NATO Secretary General Jens Stoltenberg, in his November 29th brief ahead of the summit, accused Russia of bringing forth the end of the INF Treaty, which is a dubious statement at best. He didn’t mention the Aegis Ashore program, which could easily launch Tomahawk missiles towards Russia. Or that the US was also repeatedly accused of breaching the treaty.
“We have agreed that our response to Russia’s breach of the INF Treaty will be defensive, measured and coordinated.”
He did admit that there was no immediate threat from Russia, but NATO saw it as a “strategic challenge.”

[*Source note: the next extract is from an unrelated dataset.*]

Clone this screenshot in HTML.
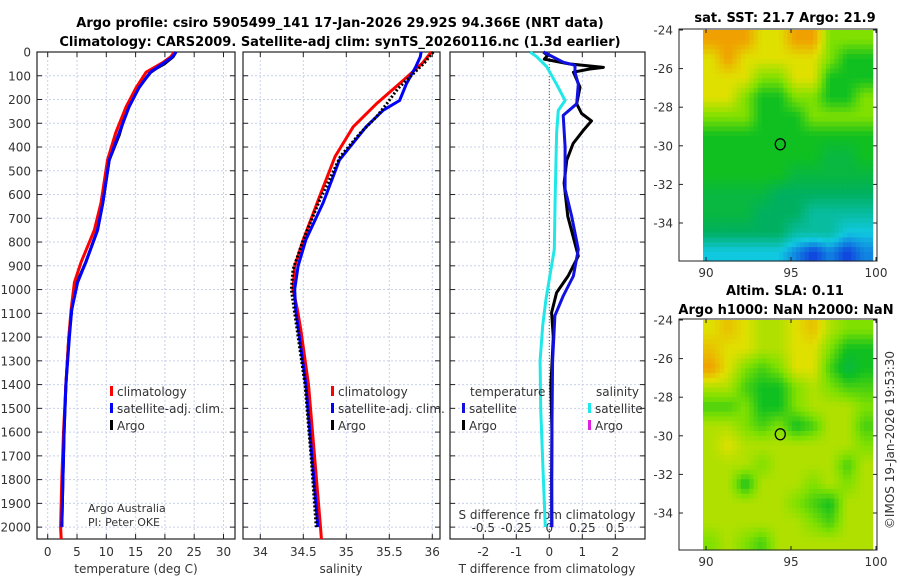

“We don’t see any imminent military threat of Russia against any NATO country, but what we see is a strategic challenge. And we see a Russia which is investing heavily in new, modern capabilities, including nuclear forces, and a Russia which is violating a cornerstone arms control agreement in Europe, the INF Treaty, deploying missiles capable of reaching European cities within minutes, and missiles which are nuclear capable.
And we see a Russia, which has been responsible for aggressive actions against neighbours: Georgia, Ukraine, but also have forces in Moldova without the consent of the government in that country.”
And, even though there was no aggressive action by Russia, it was even more important to continue the deterrence and defensive spending, so that it continues to remain as such. Despite the obvious preparations for an open war, with all the aggressive posturing of NATO forces.
A most recent example is the announcement by the Polish Prime Minister that the US contingent in Poland would be increased tenfold, from approximately 4,500 soldiers, to presumably 45,000.
He reminded that the Defender 2020 exercise will take place, with around 20,000 US troops deployed in Europe to exercise on how to defend Europe. This, in addition to approximately 17,000 US and European troops that are already around the continent. A “defensive” exercise that sees the deployment of 20,000 troops from overseas.
Thus, there’s quite little that the Baltic states need protection from, but NATO maintains that the lack of an effective threat is proof that deterrence must continue, otherwise a threat might appear.